Foster throws down gauntlet to Rays: I’ll talk Carillon stadium anywhere, anytime

The Tampa Bay Rays story so far: Owner Stuart Sternberg, unhappy with low attendance at Tropicana Field, wants a new stadium, preferably across the bay in Tampa, preferably paid for by people not named Stuart Sternberg. St. Petersburg Mayor Bill Foster, with a lease that not only binds the Rays to Tropicana Field through 2027 but restricts them from even talking to anyone else about a stadium in that time, tells Sternberg (and neighboring jurisdictions) that if anyone breathes a word about new stadiums anywhere but St. Pete, he’ll sue. Sternberg says he’ll happily talk about a new stadium in St.
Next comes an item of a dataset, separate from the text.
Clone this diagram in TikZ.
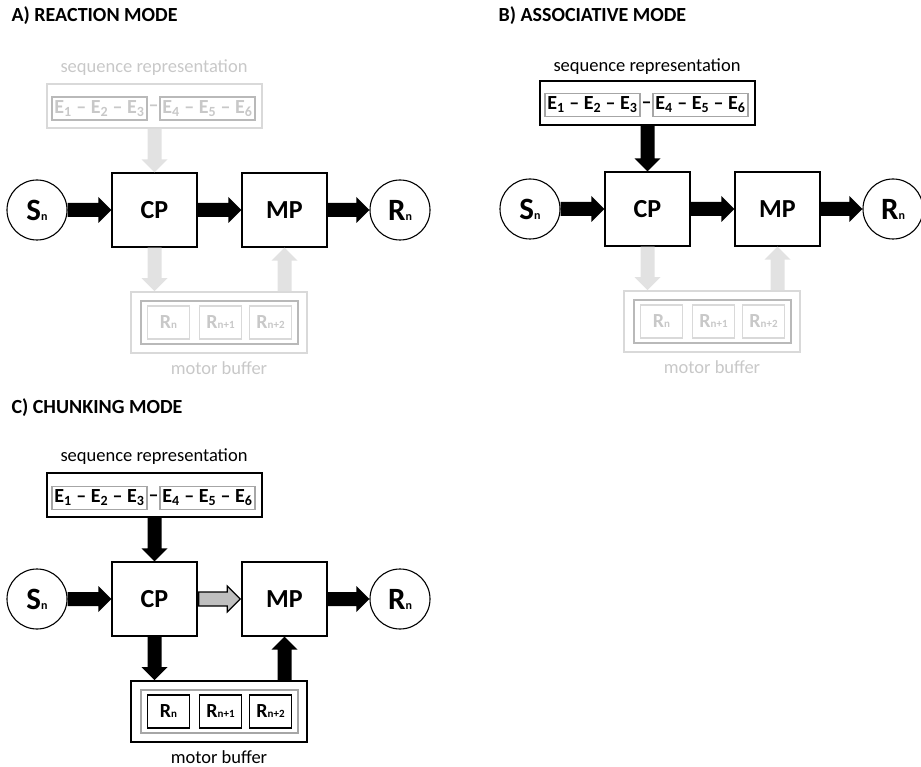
\documentclass[tikz,border=0pt]{standalone}
\usepackage{fontspec}
\setmainfont{Carlito}
\usetikzlibrary{calc}

\definecolor{fadeline}{RGB}{217,217,217}
\definecolor{fadetext}{RGB}{200,200,200}
\definecolor{fadegray}{RGB}{185,185,185}
\definecolor{fadearrow}{RGB}{226,226,226}
\definecolor{midgray}{RGB}{166,166,166}
\definecolor{arrowgray}{RGB}{191,191,191}

\newcommand{\lowsub}[2][11]{{\fontsize{#1}{#1}\selectfont #2}}

\tikzset{
  title/.style={anchor=west, font=\bfseries\fontsize{20}{20}\selectfont},
  lbl/.style={font=\fontsize{18.5}{18.5}\selectfont},
  proc/.style={draw, line width=1.4pt, minimum width=85pt, minimum height=74pt, font=\bfseries\fontsize{26}{26}\selectfont},
  stim/.style={draw, circle, line width=1.1pt, minimum size=60pt, inner sep=0pt, font=\bfseries\fontsize{31}{31}\selectfont},
  seqouter/.style={draw, line width=1.8pt, minimum width=215pt, minimum height=44pt},
  seqinner/.style={draw=midgray, line width=1.2pt, minimum width=95pt, minimum height=23pt, inner sep=0pt, font=\bfseries\fontsize{20}{20}\selectfont},
  seqdash/.style={inner sep=0pt, font=\bfseries\fontsize{20}{20}\selectfont},
  bufouter/.style={draw, line width=1.8pt, minimum width=176pt, minimum height=61pt},
  bufmid/.style={draw=midgray, line width=2pt, minimum width=157pt, minimum height=43pt},
  bufitem/.style={draw, line width=1.4pt, minimum width=42pt, minimum height=33pt, inner sep=0pt, font=\bfseries\fontsize{20}{20}\selectfont},
  % block arrow from start to target (shaft 14pt, head 26pt x 13pt)
  fat/.style={to path={
    let \p1=(\tikztostart), \p2=(\tikztotarget),
        \n1={atan2(\y2-\y1,\x2-\x1)}, \n2={veclen(\x2-\x1,\y2-\y1)-13pt} in
    (\p1) ++(\n1+90:7pt) -- ++(\n1:\n2) -- ++(\n1+90:6pt) -- (\p2)
    -- ++(\n1+225:18.385pt) -- ++(\n1+90:6pt) -- ++(\n1+180:\n2) -- cycle}}
}

\begin{document}
\begin{tikzpicture}[x=1pt,y=-1pt]
  \useasboundingbox (0,0) rectangle (921,767);

  % Titles
  \node[title] (titleA) at (8,16) {A) REACTION MODE};
  \node[title] (titleB) at (495,16) {B) ASSOCIATIVE MODE};
  \node[title] (titleC) at (8,408) {C) CHUNKING MODE};

  % A) reaction mode: sequence and buffer faded
  \node[lbl, text=fadetext] (seqlblA) at (154,68) {sequence representation};
  \node[seqouter, draw=fadeline] (seqA) at (154.5,106) {};
  \node[seqinner, draw=fadegray, text=fadetext] (eaA) at (99.5,108.5) {E\textsubscript{1} -- E\textsubscript{2} -- E\textsubscript{3}};
  \node[seqinner, draw=fadegray, text=fadetext] (ebA) at (207.5,108.5) {E\textsubscript{4} -- E\textsubscript{5} -- E\textsubscript{6}};
  \node[seqdash, text=fadetext] (dashA) at ($(eaA.east)!0.5!(ebA.west)$) {--};

  \node[stim] (snA) at (37,210) {S\lowsub[12]{n}};
  \node[proc] (cpA) at (154.5,210) {CP};
  \node[proc] (mpA) at (284.5,210) {MP};
  \node[stim] (rnA) at (400,210) {R\lowsub[12]{n}};

  \node[bufouter, draw=fadeline] (bufA) at (219,322.5) {};
  \node[bufmid, draw=fadegray] (midA) at (219.5,322.5) {};
  \node[bufitem, draw=fadeline, text=fadetext] (r0A) at (168.5,322.5) {R\lowsub{n}};
  \node[bufitem, draw=fadeline, text=fadetext] (r1A) at (220.5,322.5) {R\lowsub{n+1}};
  \node[bufitem, draw=fadeline, text=fadetext] (r2A) at (270.5,322.5) {R\lowsub{n+2}};
  \node[lbl, text=fadetext] (buflblA) at (219,368) {motor buffer};

  \fill[fadearrow] (seqA.south) to[fat] (cpA.north);
  \fill (snA.east) to[fat] (cpA.west);
  \fill (cpA.east) to[fat] (mpA.west);
  \fill (mpA.east) to[fat] (rnA.west);
  \fill[fadearrow] (cpA.south) to[fat] (cpA.south |- bufA.north);
  \fill[fadearrow] (bufA.north -| mpA.south) to[fat] (mpA.south);

  % B) associative mode: buffer faded
  \node[lbl] (seqlblB) at (647,67) {sequence representation};
  \node[seqouter] (seqB) at (647.5,103) {};
  \node[seqinner] (eaB) at (592.5,105) {E\textsubscript{1} -- E\textsubscript{2} -- E\textsubscript{3}};
  \node[seqinner] (ebB) at (700.5,105) {E\textsubscript{4} -- E\textsubscript{5} -- E\textsubscript{6}};
  \node[seqdash] (dashB) at ($(eaB.east)!0.5!(ebB.west)$) {--};

  \node[stim] (snB) at (530,209) {S\lowsub[12]{n}};
  \node[proc] (cpB) at (647.5,209) {CP};
  \node[proc] (mpB) at (777.5,209) {MP};
  \node[stim] (rnB) at (893,209) {R\lowsub[12]{n}};

  \node[bufouter, draw=fadeline] (bufB) at (712,321.5) {};
  \node[bufmid, draw=fadegray] (midB) at (712.5,321.5) {};
  \node[bufitem, draw=fadeline, text=fadetext] (r0B) at (661.5,321.5) {R\lowsub{n}};
  \node[bufitem, draw=fadeline, text=fadetext] (r1B) at (713.5,321.5) {R\lowsub{n+1}};
  \node[bufitem, draw=fadeline, text=fadetext] (r2B) at (763.5,321.5) {R\lowsub{n+2}};
  \node[lbl, text=fadetext] (buflblB) at (712,367) {motor buffer};

  \fill (seqB.south) to[fat] (cpB.north);
  \fill (snB.east) to[fat] (cpB.west);
  \fill (cpB.east) to[fat] (mpB.west);
  \fill (mpB.east) to[fat] (rnB.west);
  \fill[fadearrow] (cpB.south) to[fat] (cpB.south |- bufB.north);
  \fill[fadearrow] (bufB.north -| mpB.south) to[fat] (mpB.south);

  % C) chunking mode: everything active
  \node[lbl] (seqlblC) at (154,457) {sequence representation};
  \node[seqouter] (seqC) at (154.5,495) {};
  \node[seqinner] (eaC) at (99.5,498) {E\textsubscript{1} -- E\textsubscript{2} -- E\textsubscript{3}};
  \node[seqinner] (ebC) at (207.5,498) {E\textsubscript{4} -- E\textsubscript{5} -- E\textsubscript{6}};
  \node[seqdash] (dashC) at ($(eaC.east)!0.5!(ebC.west)$) {--};

  \node[stim] (snC) at (37,599) {S\lowsub[12]{n}};
  \node[proc] (cpC) at (154.5,599) {CP};
  \node[proc] (mpC) at (284.5,599) {MP};
  \node[stim] (rnC) at (400,599) {R\lowsub[12]{n}};

  \node[bufouter] (bufC) at (219,711.5) {};
  \node[bufmid] (midC) at (219.5,711.5) {};
  \node[bufitem] (r0C) at (168.5,711.5) {R\lowsub{n}};
  \node[bufitem] (r1C) at (220.5,711.5) {R\lowsub{n+1}};
  \node[bufitem] (r2C) at (270.5,711.5) {R\lowsub{n+2}};
  \node[lbl] (buflblC) at (219,757) {motor buffer};

  \fill (seqC.south) to[fat] (cpC.north);
  \fill (snC.east) to[fat] (cpC.west);
  \draw[line width=1.2pt, fill=arrowgray, line join=miter] ($(cpC.east)+(1pt,0)$) to[fat] ($(mpC.west)+(-1pt,0)$);
  \fill (mpC.east) to[fat] (rnC.west);
  \fill (cpC.south) to[fat] (cpC.south |- bufC.north);
  \fill (bufC.north -| mpC.south) to[fat] (mpC.south);
\end{tikzpicture}
\end{document}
Pete, but only if he can talk to the other side of the bay, too. Everybody engages in a years-long staring contest.

Now, Foster appears to be trying to get some momentum for a new stadium in his town, inviting Sternberg to talk about the proposal for a stadium in the Carillon business park, and even offering to fly up to New York to meet with him. No response yet from Sternberg, but this is clearly meant to put him in a bind: If he accepts the offer he gives up on his position that any stadium talks need to include Tampa as an option, but if he turns it down he looks like a jerk for not being willing to discuss the one proposal on the table that has, well, really crappy renderings, anyway.
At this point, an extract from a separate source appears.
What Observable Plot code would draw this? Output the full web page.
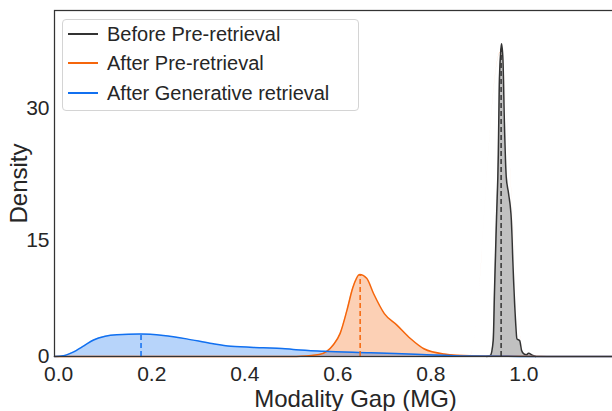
<!DOCTYPE html>
<html><head><meta charset="utf-8">
<script src="https://cdn.jsdelivr.net/npm/d3@7"></script>
<script src="https://cdn.jsdelivr.net/npm/@observablehq/plot@0.6"></script>
<style>
html,body{margin:0;padding:0;overflow:hidden;background:#fff;width:612px;height:411px}
#wrap{position:relative;width:612px;height:411px;overflow:hidden}
#wrap svg{position:absolute;left:0;top:0;max-width:none !important;width:656px !important;height:411px !important}
.legend{position:absolute;left:62px;top:19px;width:295px;height:90px;border:1px solid #d4d4d4;border-radius:4px;background:rgba(255,255,255,0.85);font-family:"Liberation Sans",Arial,sans-serif;font-size:20px;color:#262626}
.row{position:absolute;left:0;height:30px;display:flex;align-items:center;white-space:nowrap}
.sw{display:inline-block;width:30px;height:2px;margin-left:5px;margin-right:9px}
</style></head>
<body><div id="wrap"></div>
<script>
// Series
const seriesNames = ["Before Pre-retrieval", "After Pre-retrieval", "After Generative retrieval"];
const seriesColors = ["#333333", "#f5650b", "#1170f0"];

// Density curves
const beforeX = [0.92, 0.928, 0.934, 0.937, 0.941, 0.945, 0.947, 0.950, 0.952, 0.955, 0.958, 0.962, 0.967, 0.973, 0.977, 0.982, 0.985, 0.991, 0.995, 1.000, 1.005, 1.010, 1.018, 1.025];
const beforeY = [0, 0.2, 2.4, 9.3, 17.3, 24.9, 32.3, 36.1, 37.1, 35.3, 28.5, 22.3, 20.4, 17.3, 11.3, 5.1, 2.65, 2.4, 1.0, 0.45, 0.3, 0.55, 0.25, 0];

const afterPreX = [-0.009, 0.45, 0.50, 0.52, 0.56, 0.59, 0.605, 0.62, 0.632, 0.647, 0.662, 0.677, 0.70, 0.727, 0.756, 0.785, 0.828, 0.885, 0.95, 1.0, 1.05, 1.2];
const afterPreY = [0, 0, 0.01, 0.05, 0.35, 1.8, 3.4, 6.5, 9.2, 10.85, 10.4, 8.5, 6.0, 4.5, 2.7, 1.25, 0.45, 0.15, 0.1, 0.05, 0.02, 0];

const afterGenX = [-0.009, 0.01, 0.03, 0.055, 0.075, 0.10, 0.125, 0.175, 0.225, 0.275, 0.325, 0.37, 0.44, 0.48, 0.51, 0.57, 0.67, 0.78, 0.88, 0.99, 1.1, 1.285];
const afterGenY = [0, 0.15, 0.7, 1.7, 2.5, 3.0, 3.2, 3.3, 3.1, 2.65, 2.05, 1.6, 1.4, 1.3, 1.1, 0.88, 0.65, 0.35, 0.1, 0.02, 0, 0];

// Mean markers (dashed lines)
const meanX = [0.951, 0.648, 0.177];
const meanDensity = [36.5, 10.85, 3.3];

// Axes
const xTicks = [0, 0.2, 0.4, 0.6, 0.8, 1.0];
const yTicks = [0, 15, 30];
const xLabel = "Modality Gap (MG)";
const yLabel = "Density";

const curves = [[beforeX, beforeY], [afterPreX, afterPreY], [afterGenX, afterGenY]];
const rows = curves.flatMap(([xs, ys], i) => xs.map((x, j) => ({series: seriesNames[i], x, y: ys[j]})));
const means = meanX.map((x, i) => ({series: seriesNames[i], x, y: meanDensity[i]}));

const font = '"Liberation Sans", Arial, sans-serif';
const chart = Plot.plot({
  width: 656, height: 411,
  marginLeft: 54, marginRight: 0, marginTop: 10, marginBottom: 55,
  style: {fontFamily: font, color: "#262626", background: "transparent", maxWidth: "none"},
  x: {domain: [-0.009, 1.285]},
  y: {type: "pow", exponent: 1.09, domain: [0, 40.7]},
  color: {domain: seriesNames, range: seriesColors},
  marks: [
    Plot.areaY(rows, {x: "x", y: "y", z: "series", fill: "series", fillOpacity: 0.3, curve: "monotone-x"}),
    Plot.lineY(rows, {x: "x", y: "y", z: "series", stroke: "series", strokeWidth: 1.5, curve: "monotone-x"}),
    Plot.ruleX(means, {x: "x", y1: 0, y2: "y", stroke: "series", strokeWidth: 1.5, strokeDasharray: "5,3"}),
    Plot.frame({stroke: "#333333", strokeWidth: 1.25}),
    Plot.axisX({ticks: xTicks, tickFormat: d3.format(".1f"), tickSize: 0, tickPadding: 10, fontSize: 21, label: null}),
    Plot.axisY({ticks: yTicks, tickSize: 0, tickPadding: 5, fontSize: 21, label: null}),
    Plot.text([xLabel], {frameAnchor: "bottom", textAnchor: "middle", lineAnchor: "middle", dy: 43, fontSize: 24, fill: "#262626"}),
    Plot.text([yLabel], {frameAnchor: "left", textAnchor: "middle", lineAnchor: "middle", rotate: -90, dx: -35, fontSize: 24, fill: "#262626"})
  ]
});
const wrap = document.getElementById("wrap");
wrap.appendChild(chart);

const legend = document.createElement("div");
legend.className = "legend";
const tops = [-1, 28, 58];
seriesNames.forEach((name, i) => {
  const r = document.createElement("div");
  r.className = "row";
  r.style.top = tops[i] + "px";
  const sw = document.createElement("span");
  sw.className = "sw";
  sw.style.background = seriesColors[i];
  const t = document.createElement("span");
  t.textContent = name;
  r.appendChild(sw); r.appendChild(t);
  legend.appendChild(r);
});
wrap.appendChild(legend);
</script>
</body></html>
It’s a clever move by Foster on the one hand, but on the other you have to wonder if his insistence on keeping the Rays on his side of the bay is really in St. Pete’s best interest: The latest estimates of a stadium’s cost are between $540 million and $570 million, according to the Tampa Bay Times, and with nobody having any idea yet who’ll pay for this, it might be cheaper just to let the Rays walk. (Or, better, to ask them to buy their way out of the lease if they want a new stadium in Tampa.) Sternberg may not want a stadium on the St. Pete side of the bay because of Tampa residents’ alleged gephyrophobia issues, but his bigger goal is to shift the debate from “Will the Rays get a new stadium?” to “How and where will we build the Rays a new stadium?”, and Foster’s move does help him in that regard.

Meanwhile, it turns out that no one has bothered to talk to all the people whose homes and businesses are on the proposed site of the Carillon stadium, and who are now getting antsy about what would happen to them under this plan:

[Robert] Szasz, who is three years into a 15-year lease, is open to the idea of moving his cafe — for the right price.
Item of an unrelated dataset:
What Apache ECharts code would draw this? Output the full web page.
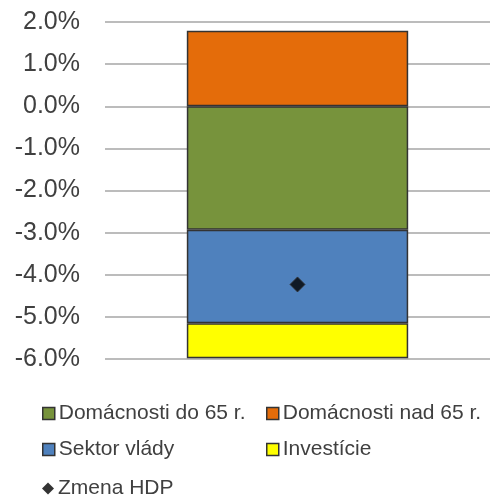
<!DOCTYPE html>
<html>
<head>
<meta charset="utf-8">
<script src="https://cdn.jsdelivr.net/npm/echarts@6/dist/echarts.min.js"></script>
<style>
  html, body { margin: 0; padding: 0; background: #fff; }
  #chart { width: 490px; height: 498px; }
</style>
</head>
<body>
<div id="chart"></div>
<script>
// hodnoty v %
const categories = ["2020"];
const domDo65 = [-2.93];
const domNad65 = [1.79];
const sektorVlady = [-2.22];
const investicie = [-0.83];
const zmenaHdp = [-4.23];

const seriesNames = ["Domácnosti do 65 r.", "Domácnosti nad 65 r.", "Sektor vlády", "Investície", "Zmena HDP"];
const colors = ["#77933C", "#E46C0A", "#4F81BD", "#FFFF00", "#000000"];

const chart = echarts.init(document.getElementById("chart"));

const legendPos = [
  { left: 42, top: 403 },
  { left: 266, top: 403 },
  { left: 42, top: 439 },
  { left: 266, top: 439 },
  { left: 42, top: 478 },
];

const legends = seriesNames.map((name, i) => ({
  data: [name],
  left: legendPos[i].left,
  top: legendPos[i].top,
  padding: 0,
  itemWidth: 12,
  itemHeight: 12,
  itemGap: 4,
  icon: i === 4 ? "diamond" : "rect",
  textStyle: { fontSize: 21, color: "#404040", fontFamily: "Liberation Sans", padding: [0, 0, 0, -1] },
  itemStyle: i === 4 ? { borderWidth: 0 } : { borderColor: "#333", borderWidth: 1.5 },
}));

const barSeries = (name, data, color) => ({
  name: name,
  type: "bar",
  stack: "total",
  data: data,
  barWidth: "57.5%",
  itemStyle: { color: color, borderColor: "#333", borderWidth: 1.5 },
});

const option = {
  animation: false,
  legend: legends,
  grid: { left: 105, right: 0, top: 22, bottom: 139 },
  xAxis: {
    type: "category",
    data: categories,
    axisLine: { show: false },
    axisTick: { show: false },
    axisLabel: { show: false },
  },
  yAxis: {
    type: "value",
    min: -6,
    max: 2,
    interval: 1,
    axisLine: { show: false },
    axisTick: { show: false },
    axisLabel: {
      margin: 25,
      fontSize: 25,
      color: "#404040",
      fontFamily: "Liberation Sans",
      formatter: (v) => v.toFixed(1) + "%",
    },
    splitLine: { lineStyle: { color: "#a6a6a6", width: 1.5 } },
  },
  series: [
    barSeries(seriesNames[0], domDo65, colors[0]),
    barSeries(seriesNames[1], domNad65, colors[1]),
    barSeries(seriesNames[2], sektorVlady, colors[2]),
    barSeries(seriesNames[3], investicie, colors[3]),
    {
      name: seriesNames[4],
      type: "scatter",
      data: zmenaHdp,
      symbol: "diamond",
      symbolSize: 15,
      itemStyle: { color: "#000", borderColor: "#333", borderWidth: 1 },
      z: 5,
    },
  ],
};

chart.setOption(option);
</script>
</body>
</html>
“If they’re willing to relocate us or do something about us still existing during the development, I would definitely be interested,” he said.

You might want to notch that $540-570 million estimate up a bit…


6 comments on “Foster throws down gauntlet to Rays: I’ll talk Carillon stadium anywhere, anytime

  1. Extracting a buyout from the Rays has to be their best option. There’s just no way that a new stadium anywhere in the region is going to boost attendance to levels that would make a significant subsidy worthwhile. The current numbers are just too low for what has been a very good team in recent years. You’d hope that Tampa would be smart enough to realize this, but if Sternberg can fool them into paying for a large chunk of a stadium then St. Pete should grab whatever buyout they can get.

  2. I have no idea what St. Pete’s business environment is like, but this may make some sense. If St. Pete can get the Rays to do a 49ers style deal (pay off the bonds with rent payments and seat fees), then I can see why keeping the stadium in the city would be preferable. If this business park is like a lot of business parks I’ve been to, there will be ample space for parking, decent access to freeways and space for restaurants, bars and hotels that the stadium could help support.

  3. Seat fees? Like a tax or a PSL? Is the Trop really such a bad place to watch baseball? A new stadium will only make tickets & parking more expensive.

    Another tragedy to the 2012 Tampa Rays much to Bud Selig’s delight, they had the 5th best A.L. record & still missed the playoffs; while 7th-win ranked Detroit goes. Proving once again, divisions are a fallacy.

  4. PSL’s might work in a “prosperous” area like silicone valley but not in central Florida. Any new mallpark will increase the cost of attending games and many that can afford to go now won’t be able to.
    If the Rayz had an out-of-market alternative they would have used it by now.
    They’re stuck hoping that they’ll get what they want in Tampa and it will pay off.

  5. I was literally thinking of seat fees, as in something similar to the $1.60 per-seat, fee I pay on each Milwaukee Bucks season ticket I have in order to pay for BMO Harris Bradley Center maintenance. I am aware that seat fees cut into the price that a team can charge for tickets, but it may be a way to pay off some of the arena debt if the Rays are open to the idea.

  6. “…as in something similar to the $1.60 per-seat, fee I pay…”

    Having the people who use the facility pay for the facility sounds good to me, but it kinda defeats the purpose of using extortion to get it built using OPM (Other People’s Money).